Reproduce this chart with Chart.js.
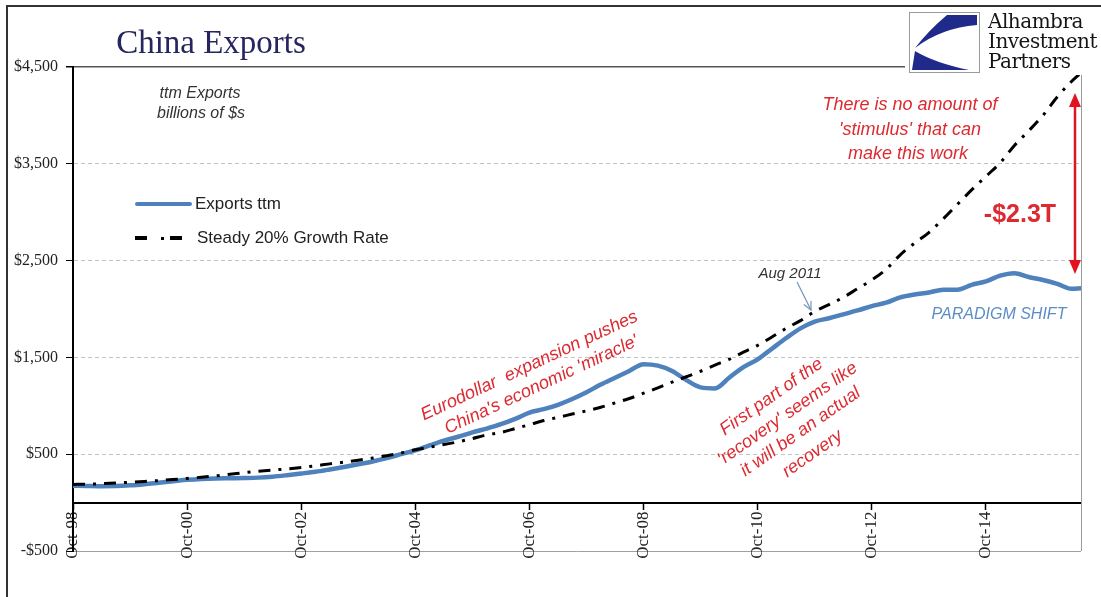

################

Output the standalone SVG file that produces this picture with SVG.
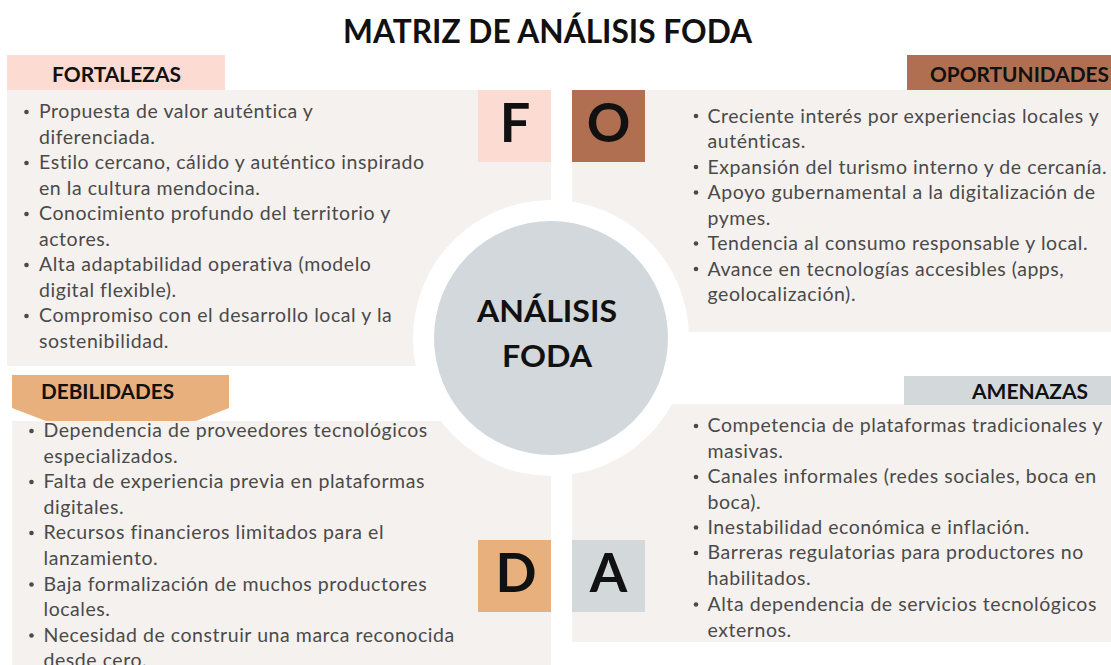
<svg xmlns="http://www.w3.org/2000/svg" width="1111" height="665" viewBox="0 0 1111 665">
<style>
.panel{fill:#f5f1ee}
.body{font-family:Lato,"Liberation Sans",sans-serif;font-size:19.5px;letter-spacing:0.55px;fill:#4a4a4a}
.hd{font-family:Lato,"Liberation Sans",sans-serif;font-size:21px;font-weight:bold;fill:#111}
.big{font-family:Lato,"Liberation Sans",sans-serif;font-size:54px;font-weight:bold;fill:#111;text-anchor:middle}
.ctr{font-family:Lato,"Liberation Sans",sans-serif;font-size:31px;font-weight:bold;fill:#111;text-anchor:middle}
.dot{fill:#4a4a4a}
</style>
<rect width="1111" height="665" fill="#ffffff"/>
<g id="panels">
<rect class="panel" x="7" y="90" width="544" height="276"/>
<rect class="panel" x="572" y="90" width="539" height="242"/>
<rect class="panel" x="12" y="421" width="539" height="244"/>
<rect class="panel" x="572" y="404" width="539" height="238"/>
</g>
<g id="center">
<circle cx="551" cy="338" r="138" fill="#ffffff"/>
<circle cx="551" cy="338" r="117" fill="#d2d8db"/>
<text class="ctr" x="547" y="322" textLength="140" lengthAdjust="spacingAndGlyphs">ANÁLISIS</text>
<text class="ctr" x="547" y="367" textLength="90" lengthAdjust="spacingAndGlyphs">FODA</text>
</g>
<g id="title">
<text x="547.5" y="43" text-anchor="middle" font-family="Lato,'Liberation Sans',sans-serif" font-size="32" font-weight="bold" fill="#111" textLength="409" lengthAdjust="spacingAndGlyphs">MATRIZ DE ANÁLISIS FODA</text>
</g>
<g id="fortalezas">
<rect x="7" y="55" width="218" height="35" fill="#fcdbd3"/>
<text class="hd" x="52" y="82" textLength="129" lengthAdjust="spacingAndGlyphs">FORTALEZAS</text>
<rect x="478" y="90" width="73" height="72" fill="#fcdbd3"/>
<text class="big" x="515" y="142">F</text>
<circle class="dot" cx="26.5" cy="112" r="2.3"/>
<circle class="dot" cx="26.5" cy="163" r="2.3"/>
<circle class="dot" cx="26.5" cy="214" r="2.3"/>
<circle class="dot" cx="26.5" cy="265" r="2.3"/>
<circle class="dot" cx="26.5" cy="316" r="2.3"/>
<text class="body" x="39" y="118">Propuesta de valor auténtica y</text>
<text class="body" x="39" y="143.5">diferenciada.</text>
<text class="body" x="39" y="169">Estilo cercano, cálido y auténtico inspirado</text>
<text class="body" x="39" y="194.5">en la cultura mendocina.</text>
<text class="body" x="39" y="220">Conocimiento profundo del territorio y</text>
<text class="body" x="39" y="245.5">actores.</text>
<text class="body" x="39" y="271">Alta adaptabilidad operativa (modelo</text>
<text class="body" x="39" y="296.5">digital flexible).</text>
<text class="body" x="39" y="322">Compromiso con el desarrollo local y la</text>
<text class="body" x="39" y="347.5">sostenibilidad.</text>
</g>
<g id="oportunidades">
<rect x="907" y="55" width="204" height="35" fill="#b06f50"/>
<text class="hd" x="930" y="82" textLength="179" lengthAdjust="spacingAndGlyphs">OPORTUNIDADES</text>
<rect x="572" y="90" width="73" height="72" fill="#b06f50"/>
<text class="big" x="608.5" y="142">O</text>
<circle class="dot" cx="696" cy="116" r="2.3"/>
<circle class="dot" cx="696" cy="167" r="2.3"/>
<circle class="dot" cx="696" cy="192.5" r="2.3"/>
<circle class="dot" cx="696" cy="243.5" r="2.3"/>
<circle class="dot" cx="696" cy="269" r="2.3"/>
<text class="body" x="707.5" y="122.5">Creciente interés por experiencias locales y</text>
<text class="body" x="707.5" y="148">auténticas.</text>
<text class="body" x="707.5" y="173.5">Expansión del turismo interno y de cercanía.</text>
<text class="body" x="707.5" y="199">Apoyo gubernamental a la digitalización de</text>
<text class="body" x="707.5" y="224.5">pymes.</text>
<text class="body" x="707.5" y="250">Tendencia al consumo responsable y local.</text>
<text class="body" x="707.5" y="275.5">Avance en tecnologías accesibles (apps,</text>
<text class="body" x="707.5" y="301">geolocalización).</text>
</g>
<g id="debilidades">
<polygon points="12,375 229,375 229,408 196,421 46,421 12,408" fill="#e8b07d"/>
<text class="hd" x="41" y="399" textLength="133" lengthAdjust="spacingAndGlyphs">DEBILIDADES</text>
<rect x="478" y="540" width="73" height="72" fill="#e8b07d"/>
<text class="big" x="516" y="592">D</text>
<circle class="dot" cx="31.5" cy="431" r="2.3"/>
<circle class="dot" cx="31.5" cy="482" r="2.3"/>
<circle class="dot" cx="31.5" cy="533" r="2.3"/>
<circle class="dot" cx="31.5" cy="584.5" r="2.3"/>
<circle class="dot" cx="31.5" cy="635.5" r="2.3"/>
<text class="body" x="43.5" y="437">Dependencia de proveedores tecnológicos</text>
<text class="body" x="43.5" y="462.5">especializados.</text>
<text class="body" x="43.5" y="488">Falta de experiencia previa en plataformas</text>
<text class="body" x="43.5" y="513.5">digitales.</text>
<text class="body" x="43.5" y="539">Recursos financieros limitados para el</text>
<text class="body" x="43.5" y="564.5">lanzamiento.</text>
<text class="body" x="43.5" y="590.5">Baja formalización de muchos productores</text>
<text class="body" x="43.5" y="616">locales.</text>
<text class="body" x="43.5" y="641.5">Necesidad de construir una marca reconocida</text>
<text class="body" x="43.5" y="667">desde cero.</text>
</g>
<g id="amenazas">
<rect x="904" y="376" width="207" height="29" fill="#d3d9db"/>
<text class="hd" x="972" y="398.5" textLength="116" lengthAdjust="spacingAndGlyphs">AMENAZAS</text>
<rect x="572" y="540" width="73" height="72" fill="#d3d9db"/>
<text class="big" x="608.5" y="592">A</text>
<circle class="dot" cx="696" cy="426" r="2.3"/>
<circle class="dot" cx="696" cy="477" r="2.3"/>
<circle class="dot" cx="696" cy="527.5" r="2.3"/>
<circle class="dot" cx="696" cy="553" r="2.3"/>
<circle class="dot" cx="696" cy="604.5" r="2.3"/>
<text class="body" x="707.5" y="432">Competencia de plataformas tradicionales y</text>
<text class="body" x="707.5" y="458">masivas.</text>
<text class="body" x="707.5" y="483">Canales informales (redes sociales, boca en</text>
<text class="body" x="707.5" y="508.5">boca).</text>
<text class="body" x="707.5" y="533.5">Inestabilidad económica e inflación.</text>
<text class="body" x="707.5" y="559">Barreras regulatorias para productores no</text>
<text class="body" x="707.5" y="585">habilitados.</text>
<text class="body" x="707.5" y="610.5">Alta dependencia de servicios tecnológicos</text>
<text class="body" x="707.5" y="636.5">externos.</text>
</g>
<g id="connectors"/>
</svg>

################

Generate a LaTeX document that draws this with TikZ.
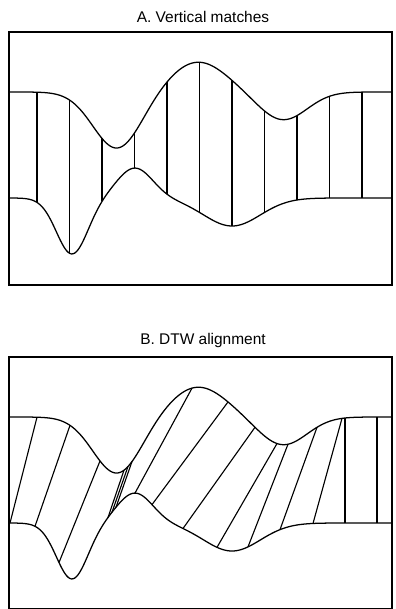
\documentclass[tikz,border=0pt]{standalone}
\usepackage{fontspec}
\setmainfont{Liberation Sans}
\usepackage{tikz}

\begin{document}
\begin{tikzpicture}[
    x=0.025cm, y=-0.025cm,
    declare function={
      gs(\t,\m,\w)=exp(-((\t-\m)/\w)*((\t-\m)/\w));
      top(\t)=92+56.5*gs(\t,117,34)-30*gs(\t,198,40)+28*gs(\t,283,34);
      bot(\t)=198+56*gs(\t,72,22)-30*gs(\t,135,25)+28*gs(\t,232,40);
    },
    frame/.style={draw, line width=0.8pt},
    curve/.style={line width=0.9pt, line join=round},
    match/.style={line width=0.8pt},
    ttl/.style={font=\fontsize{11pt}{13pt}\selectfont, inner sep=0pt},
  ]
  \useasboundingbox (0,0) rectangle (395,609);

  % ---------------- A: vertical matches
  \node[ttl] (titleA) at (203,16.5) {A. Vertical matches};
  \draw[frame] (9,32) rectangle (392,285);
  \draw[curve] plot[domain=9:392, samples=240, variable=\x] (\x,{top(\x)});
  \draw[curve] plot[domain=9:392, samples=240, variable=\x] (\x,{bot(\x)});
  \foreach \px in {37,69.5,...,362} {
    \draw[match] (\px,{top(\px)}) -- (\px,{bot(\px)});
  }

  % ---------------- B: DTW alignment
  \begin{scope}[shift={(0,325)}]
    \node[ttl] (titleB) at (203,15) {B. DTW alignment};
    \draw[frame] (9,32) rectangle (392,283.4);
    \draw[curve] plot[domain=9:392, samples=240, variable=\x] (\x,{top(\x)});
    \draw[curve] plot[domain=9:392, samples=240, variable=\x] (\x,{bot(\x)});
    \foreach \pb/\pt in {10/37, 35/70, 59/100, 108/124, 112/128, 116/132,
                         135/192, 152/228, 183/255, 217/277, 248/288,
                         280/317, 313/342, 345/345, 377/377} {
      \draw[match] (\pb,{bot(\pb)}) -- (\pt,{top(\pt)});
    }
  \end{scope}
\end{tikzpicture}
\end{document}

################

Select all lines with the word "that" from the entries above.

Output the standalone SVG file that produces this picture with SVG.
Generate a LaTeX document that draws this with TikZ.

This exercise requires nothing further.